Today was both wonderful and scary. The wonderful part was getting paint for the living room with Shamika and then our sitting down for a yummy dinner in the Mission together. I think that is the first time we have hung out together like that in a very long time.
The wonderful company helped me recover a bit from a very emotional shrink head session. It is a fact that this past year caused me to have a complete and total mental breakdown in the medical sense. The night C "brokeup" with me I began having panic attacks that only got worse. The major depression slowly came on until I hit the lowest of lows when C took me off the insurance a week before my next preop appointments.
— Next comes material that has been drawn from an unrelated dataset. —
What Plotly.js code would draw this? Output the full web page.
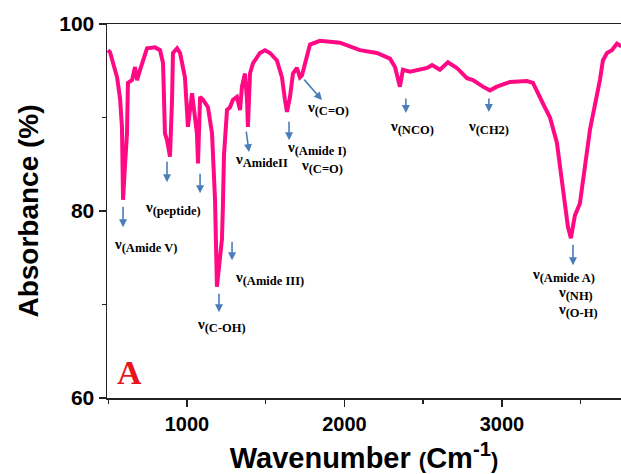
<!DOCTYPE html>
<html>
<head>
<meta charset="utf-8">
<script src="https://cdn.plot.ly/plotly-3.0.1.min.js"></script>
<style>html,body{margin:0;padding:0;background:#fff;}#chart{width:621px;height:474px;}</style>
</head>
<body>
<div id="chart"></div>
<script>
// FTIR spectrum
var wavenumber = [498, 511, 556, 575, 587, 594, 605, 619, 625, 651, 670, 683, 702, 746, 797, 829, 848, 860, 873, 892, 905, 911, 937, 956, 987, 1000, 1006, 1032, 1038, 1063, 1070, 1083, 1102, 1114, 1133, 1159, 1178, 1190, 1205, 1222, 1228, 1235, 1254, 1273, 1292, 1317, 1337, 1349, 1368, 1381, 1387, 1400, 1419, 1463, 1495, 1527, 1571, 1603, 1622, 1635, 1654, 1673, 1698, 1717, 1730, 1762, 1781, 1844, 1971, 2098, 2206, 2289, 2321, 2352, 2371, 2416, 2524, 2556, 2606, 2657, 2714, 2778, 2816, 2879, 2924, 2968, 3051, 3159, 3197, 3260, 3305, 3349, 3387, 3419, 3438, 3463, 3495, 3559, 3622, 3641, 3667, 3698, 3730, 3749, 3756];
var absorbance = [97.2, 97.0, 94.3, 92.0, 89.0, 81.2, 84.5, 88.3, 93.7, 94.0, 95.4, 94.0, 95.1, 97.4, 97.5, 97.2, 95.8, 88.3, 87.6, 85.8, 91.9, 96.9, 97.4, 96.9, 94.3, 90.8, 89.0, 92.6, 91.9, 88.3, 85.1, 92.2, 91.9, 91.5, 91.1, 88.3, 81.2, 71.9, 74.5, 77.0, 80.5, 86.0, 90.8, 91.1, 91.9, 92.2, 90.8, 93.3, 94.7, 91.9, 89.0, 94.7, 95.8, 96.9, 97.2, 96.9, 96.1, 94.3, 91.9, 90.6, 92.2, 94.7, 95.3, 94.3, 94.5, 96.5, 97.8, 98.2, 98.0, 97.2, 96.9, 96.3, 95.4, 93.3, 95.1, 94.9, 95.3, 95.6, 95.1, 95.9, 95.3, 94.2, 94.0, 93.3, 92.9, 93.3, 93.8, 93.9, 93.7, 91.5, 90.0, 87.3, 82.5, 78.3, 77.1, 79.5, 80.8, 88.7, 94.0, 96.1, 96.9, 97.2, 97.9, 97.7, 97.8];

var xTickVals = [1000, 2000, 3000];
var xTickText = ["1000", "2000", "3000"];
var yTickVals = [60, 80, 100];
var yTickText = ["60", "80", "100"];

// band labels: symbol + subscript, and position
var bandSubs = ["(Amide V)", "(peptide)", "(C-OH)", "(Amide III)", "AmideII", "(Amide I)", "(C=O)", "(C=O)", "(NCO)", "(CH2)", "(Amide A)", "(NH)", "(O-H)"];
var labelX = [524, 721, 1051, 1292, 1292, 1622, 1711, 1749, 2276, 2771, 3178, 3343, 3343];
var labelY = [76.34, 80.3, 67.77, 72.8, 85.44, 86.72, 84.8, 91.0, 88.97, 88.97, 73.13, 71.2, 69.38];

// arrows: head position and tail offset (px)
var arrowX = [594, 873, 1083, 1203, 1286, 1394, 1648, 1857, 2390, 2917, 3451];
var arrowY = [78.27, 83.08, 81.91, 69.16, 74.73, 86.3, 87.58, 91.86, 90.47, 90.58, 74.2];
var arrowAX = [0, 0, 0, 0, 0, -3, 0, -19, 0, 0, 0];
var arrowAY = [-22, -22, -21, -20, -20, -22, -20, -22, -16, -15, -22];

var annotations = [];
for (var i = 0; i < bandSubs.length; i++) {
  annotations.push({
    x: labelX[i], y: labelY[i], xref: 'x', yref: 'y',
    text: '<b>ν<sub><span style="font-size:12.5px">' + bandSubs[i] + '</span></sub></b>', showarrow: false,
    xanchor: 'left', yanchor: 'middle',
    font: {family: 'Liberation Serif, Times New Roman, serif', size: 15, color: '#000'}
  });
}
for (var j = 0; j < arrowX.length; j++) {
  annotations.push({
    x: arrowX[j], y: arrowY[j], xref: 'x', yref: 'y', text: '',
    showarrow: true, ax: arrowAX[j], ay: arrowAY[j],
    arrowhead: 2, arrowsize: 1, arrowwidth: 1.6, arrowcolor: '#4a7ebb'
  });
}
annotations.push({
  x: 543, y: 62.74, xref: 'x', yref: 'y', text: '<b>A</b>', showarrow: false,
  xanchor: 'left', yanchor: 'middle',
  font: {family: 'Liberation Serif, Times New Roman, serif', size: 34, color: '#e8141c'}
});

var trace = {
  x: wavenumber, y: absorbance, type: 'scatter', mode: 'lines',
  line: {color: '#ff0a84', width: 4, shape: 'linear'},
  hoverinfo: 'skip'
};

var layout = {
  width: 621, height: 474,
  margin: {l: 107, r: 0, t: 24, b: 76},
  paper_bgcolor: '#fff', plot_bgcolor: '#fff',
  showlegend: false,
  xaxis: {
    range: [492, 3756], showgrid: false, zeroline: false,
    showline: true, mirror: true, linecolor: '#222', linewidth: 1.5,
    tickmode: 'array', tickvals: xTickVals, ticktext: xTickText,
    ticks: 'outside', ticklen: 7, tickwidth: 1.5, tickcolor: '#222',
    minor: {dtick: 500, tick0: 0, ticks: 'outside', ticklen: 4, tickwidth: 1.5, tickcolor: '#222'},
    tickfont: {family: 'Liberation Sans, Arial, sans-serif', size: 20, color: '#000', weight: 700},
    title: {text: 'Wavenumber <span style="font-size:22px">(</span>Cm<sup>-1</sup><span style="font-size:22px">)</span>', standoff: 14,
      font: {family: 'Liberation Sans, Arial, sans-serif', size: 29, color: '#000', weight: 700}}
  },
  yaxis: {
    range: [60, 100], showgrid: false, zeroline: false,
    showline: true, linecolor: '#222', linewidth: 1.5,
    tickmode: 'array', tickvals: yTickVals, ticktext: yTickText,
    ticks: 'outside', ticklen: 7, tickwidth: 1.5, tickcolor: '#222',
    minor: {dtick: 10, tick0: 0, ticks: 'outside', ticklen: 4, tickwidth: 1.5, tickcolor: '#222'},
    tickfont: {family: 'Liberation Sans, Arial, sans-serif', size: 21, color: '#000', weight: 700},
    title: {text: 'Absorbance (%)', standoff: 12,
      font: {family: 'Liberation Sans, Arial, sans-serif', size: 28, color: '#000', weight: 700}}
  },
  annotations: annotations
};

Plotly.newPlot('chart', [trace], layout, {displayModeBar: false, staticPlot: true});
</script>
</body>
</html>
I was already having a difficult time maintain my sanity but that last bit of utter abandonment and cruelty to some one that I had spent 9 years of my life with was when I really hit the lowest point of the year.
And it is that last betrayal by him that I just cannot get beyond. The lexapro and now added wellbutrin keeps me functional without being a big ball of tears all the time and the ativan are for when a panic attack is coming on which happen only these days when I see the ex. The depression has not eased up and in fact has flared up more as things in my life are still stressful. My ability to cope with my current day life has been severely weakend.
The panic attacks were the one reason why I needed to not see him. But all the drugs in the world are not going to help me get beyond this one issue that is keeping me from regaining some of my mental health. Not to forget the ability to trust people ever again.
But how does one recover from such a blow? I don't know nor does my pdoc know what to do about it. I feel so helpless in this situation. Everyday I shed a tear of sadness for what transpired between us. For being, so utterly abandoned by someone who I've stood by during their bad times. For loosing my best friend, my family, my innocence.